The ebbs and flows of operating a business can be a challenge at times for management to navigate, especially when they seem to happen relatively quickly. In fact, sometimes changes can happen so fast that leaders are left with little time to make critical decisions about the organization's future. In other cases, companies in Virginia may have made missteps or taken careless risks that ultimately led to a gradual downfall. Businesses that are aware of what can be done to avoid ever having to file for bankruptcy may be more successful in maintaining financial security, even when times are challenging.
According to Chron, some of the most common reasons why businesses end up having to file for bankruptcy include the following:
- Careless decision-making or poor handling of company finances.
- Fluctuating market conditions or failing to plan ahead for changes in the economy.
- Inadequate funding or an inability to acquire financing when needed.
- Operating in a bad location or experiencing a natural disaster.
- Losing influential employees or hiring the wrong people.

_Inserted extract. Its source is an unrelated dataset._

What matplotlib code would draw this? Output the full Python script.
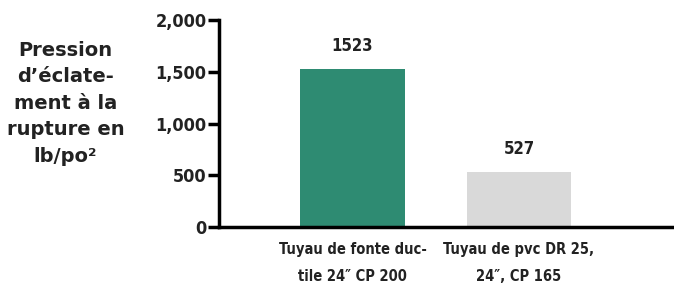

Businesses who prioritize their financial security and make plans to acquire financial security early on, may be much better equipped with the resources to keep their company afloat and prevent bankruptcy from ever happening. In fact, QuickBooks suggest that companies who find themselves in a bind may be able to recover by implementing changes including the following:
- They can modify leadership and fill management roles with the right individuals.
- They can brainstorm ways to create better cashflow.
- They can learn more about the benefits of getting an Assignment for the Benefit of Creditors.
Companies can also consider relying on professional assistance and utilize the experience of a financial consultant in helping them reorganize their finances and identify areas where improvements need to be made.